Heureux que ça t'ait plu chère Jawhar. C'est toutefois me faire trop d'honneur, car l'écriture ne fait qu'essayer - toujours imparfaitement - de rendre l'oeuvre. Les mots en sont totalement tributaires et ne peuvent que refléter - miroir (très)embué - part de ses qualités. Tout le mérite revient à l'artiste et, surtout, à l'écho, à l'émotion, au plaisir que son travail provoque en moi et que j'essaie de rendre de mon mieux à mes lecteurs. La preuve : si l'artiste ou le sujet ne me reviennent pas, ma présentation sera nulle ou - mieux encore - je ne l'écrirai pas.

Halagu a dit…

Dans le domaine du digital painting, souvent appelé speed painting, il y a le meilleur et le pire. La technique de cet artiste est aboutie. Sa formation d'architecte lui permet sûrement de se distinguer des autres artistes. Seulement voilà, avec ''un bon logiciel'' on peut réaliser des œuvres plus ou moins réussies, tandis qu'un bon matériel de peinture, ne suffit pas pour s'improviser peintre. Ce même raisonnement peut être transposé à la musique. Aurons-nous des Michel-Ange ou des Mozart et, des œuvres immortelles grâce à l'informatique? Je reste prudent.

giulio a dit…

Of course, Halagu, qu'il faut être prudent et que le digital (d'ailleurs comme le crayon, le burin ou le pinceau) permet le n'importe-quoi. Mais des artistes comme Giacomo Costa ou Martinakis conçoivent et forment leurs oeuvres tout comme Michelangelo, Leonardo ou Munch, dans leur cerveau à partir des profondeurs de leur désir (conscient ou moins) et non pas en agitant de manière professionnelle et/ou habile un crayon, un pinceau, un stick ou autre souris.
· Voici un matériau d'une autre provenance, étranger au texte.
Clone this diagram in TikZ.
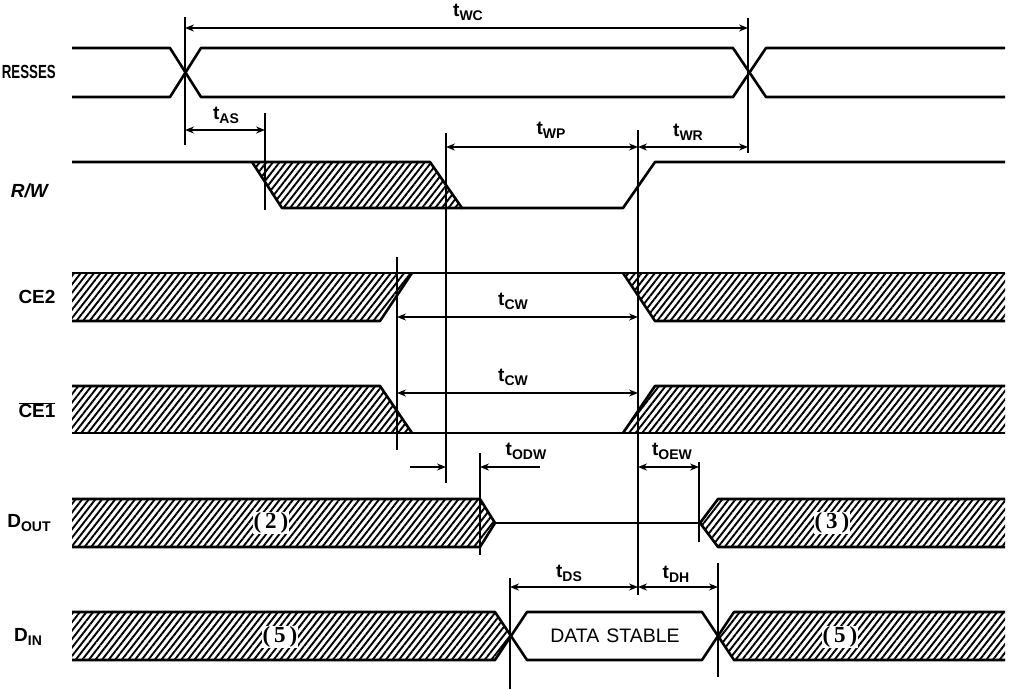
\documentclass[tikz,border=0pt]{standalone}
\usepackage{fontspec}
\setmainfont{Liberation Sans}
\newfontfamily\numfont{Liberation Serif}
\usetikzlibrary{arrows.meta,patterns.meta}
\newcommand\tsub[1]{t\raisebox{-4pt}{\fontsize{14}{14}\selectfont #1}}
\newcommand\dsub[2]{#1\raisebox{-3.5pt}{\fontsize{14}{14}\selectfont #2}}
\tikzset{
  sig/.style={line width=2.6pt, line join=round},
  mk/.style={line width=1.6pt},
  dim/.style={line width=1.6pt, {Stealth[length=9pt,width=7pt,inset=3pt]}-{Stealth[length=9pt,width=7pt,inset=3pt]}},
  dimr/.style={line width=1.6pt, -{Stealth[length=9pt,width=7pt,inset=3pt]}},
  hatch/.style={pattern={Lines[angle=52,distance=5.2pt,line width=1.9pt]}},
  sname/.style={font=\fontsize{19}{20}\selectfont\bfseries, inner sep=0pt},
  tl/.style={font=\fontsize{19}{20}\selectfont\bfseries, inner sep=0pt},
  num/.style={font=\fontsize{23}{23}\selectfont\numfont\bfseries, fill=white, inner sep=1pt},
}
\begin{document}
\begin{tikzpicture}[x=1pt,y=-1pt]
\useasboundingbox (0,0) rectangle (1011,689);
% ---------- signal names ----------
\node[sname, anchor=east] (nA) at (56,72) {\scalebox{0.7}[1]{RESSES}};
\node[sname] (nRW) at (30,191) {\textit{R/W}};
\node[sname] (nCE2) at (37,297) {CE2};
\node[sname] (nCE1) at (37,410) {$\overline{\hbox{CE1}}$};
\node[sname] (nDO) at (29,523) {\dsub{D}{OUT}};
\node[sname] (nDI) at (28,637) {\dsub{D}{IN}};
% ---------- ADDRESSES ----------
\draw[sig] (72,48) -- (170,48) -- (201,97) -- (733,97) -- (766,48) -- (1005,48);
\draw[sig] (72,97) -- (170,97) -- (201,48) -- (733,48) -- (766,97) -- (1005,97);
% ---------- R/W ----------
\fill[hatch] (252,162) -- (430,162) -- (462,208) -- (282,208) -- cycle;
\draw[sig] (72,162) -- (430,162) -- (462,208) -- (623,208) -- (655,162) -- (1005,162);
\draw[sig] (252,162) -- (282,208) -- (462,208);
% ---------- CE2 ----------
\fill[hatch] (72,273) -- (412,273) -- (380,321) -- (72,321) -- cycle;
\fill[hatch] (623,273) -- (1005,273) -- (1005,321) -- (655,321) -- cycle;
\draw[sig] (72,273) -- (1005,273);
\draw[sig] (72,321) -- (380,321) -- (412,273);
\draw[sig] (623,273) -- (655,321) -- (1005,321);
% ---------- CE1 ----------
\fill[hatch] (72,386) -- (380,386) -- (412,433) -- (72,433) -- cycle;
\fill[hatch] (655,386) -- (1005,386) -- (1005,433) -- (623,433) -- cycle;
\draw[sig] (72,433) -- (1005,433);
\draw[sig] (72,386) -- (380,386) -- (412,433);
\draw[sig] (623,433) -- (655,386) -- (1005,386);
% ---------- DOUT ----------
\fill[hatch] (72,499) -- (480,499) -- (495,523) -- (480,547) -- (72,547) -- cycle;
\fill[hatch] (700,523) -- (718,499) -- (1005,499) -- (1005,547) -- (718,547) -- cycle;
\draw[sig] (72,499) -- (480,499) -- (495,523) -- (480,547) -- (72,547);
\draw[sig] (495,523) -- (700,523);
\draw[sig] (1005,499) -- (718,499) -- (700,523) -- (718,547) -- (1005,547);
% ---------- DIN ----------
\fill[hatch] (72,612) -- (495,612) -- (511,636) -- (495,660) -- (72,660) -- cycle;
\fill[hatch] (718,636) -- (734,612) -- (1005,612) -- (1005,660) -- (734,660) -- cycle;
\draw[sig] (72,612) -- (495,612) -- (527,660) -- (702,660) -- (734,612) -- (1005,612);
\draw[sig] (72,660) -- (495,660) -- (527,612) -- (702,612) -- (734,660) -- (1005,660);
% ---------- data labels ----------
\node[num] (d2) at (271,523) {(\hspace{4pt}2\hspace{4pt})};
\node[num] (d3) at (832,523) {(\hspace{4pt}3\hspace{4pt})};
\node[num] (d5a) at (280,637) {(\hspace{4pt}5\hspace{4pt})};
\node[num] (d5b) at (840,637) {(\hspace{4pt}5\hspace{4pt})};
\node[font=\fontsize{19.5}{20}\selectfont, inner sep=0pt] (ds) at (615,636) {DATA\hspace{7pt}STABLE};
% ---------- marker lines ----------
\coordinate (m1t) at (185,17);  \coordinate (m1b) at (185,145);
\coordinate (m2t) at (748,18);  \coordinate (m2b) at (748,153);
\coordinate (m3t) at (265,113); \coordinate (m3b) at (265,210);
\coordinate (m4t) at (446,133); \coordinate (m4b) at (446,483);
\coordinate (m5t) at (638,130); \coordinate (m5b) at (638,595);
\coordinate (m6t) at (397,257); \coordinate (m6b) at (397,450);
\coordinate (m7t) at (480,453); \coordinate (m7b) at (480,555);
\coordinate (m8t) at (699,462); \coordinate (m8b) at (699,542);
\coordinate (m9t) at (510,578); \coordinate (m9b) at (510,689);
\coordinate (m10t) at (718,563); \coordinate (m10b) at (718,677);
\foreach \i in {1,...,10} { \draw[mk] (m\i t) -- (m\i b); }
% ---------- dimension arrows ----------
\coordinate (wcL) at (185,28);  \coordinate (wcR) at (748,28);
\draw[dim] (wcL) -- (wcR);
\node[tl] (lwc) at (468,12) {\tsub{WC}};
\coordinate (asL) at (185,130); \coordinate (asR) at (265,130);
\draw[dim] (asL) -- (asR);
\node[tl] (las) at (226,115) {\tsub{AS}};
\coordinate (wpL) at (446,147); \coordinate (wpR) at (638,147);
\draw[dim] (wpL) -- (wpR);
\node[tl] (lwp) at (551,130) {\tsub{WP}};
\coordinate (wrR) at (748,147);
\draw[dim] (wpR) -- (wrR);
\node[tl] (lwr) at (688,132) {\tsub{WR}};
\coordinate (cwaL) at (397,317); \coordinate (cwaR) at (638,317);
\draw[dim] (cwaL) -- (cwaR);
\node[tl] (lcwa) at (513,301) {\tsub{CW}};
\coordinate (cwbL) at (397,393); \coordinate (cwbR) at (638,393);
\draw[dim] (cwbL) -- (cwbR);
\node[tl] (lcwb) at (513,377) {\tsub{CW}};
\coordinate (odA) at (410,467); \coordinate (odB) at (446,467);
\coordinate (odC) at (540,467); \coordinate (odD) at (480,467);
\draw[dimr] (odA) -- (odB);
\draw[dimr] (odC) -- (odD);
\node[tl] (lod) at (526,451) {\tsub{ODW}};
\coordinate (oeL) at (638,467); \coordinate (oeR) at (699,467);
\draw[dim] (oeL) -- (oeR);
\node[tl] (loe) at (672,451) {\tsub{OEW}};
\coordinate (dsL) at (510,587); \coordinate (dsR) at (638,587); \coordinate (dhR) at (718,587);
\draw[dim] (dsL) -- (dsR);
\draw[dim] (dsR) -- (dhR);
\node[tl] (lds) at (569,573) {\tsub{DS}};
\node[tl] (ldh) at (676,574) {\tsub{DH}};
\end{tikzpicture}
\end{document}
Peu importe l'outil (tant mieux s'il est perfectionné - vois ci-dessus mon allégorie de la caverne à moi), ce n'est pas à ce niveau là (de l'outil) que l'art se fait.

P.S.: Ne pense surtout pas que je me prenne pour un petit Platon. C'est juste que, en toute modestie, la comparaison s'est imposée à moi post partum et m'a follement amusé.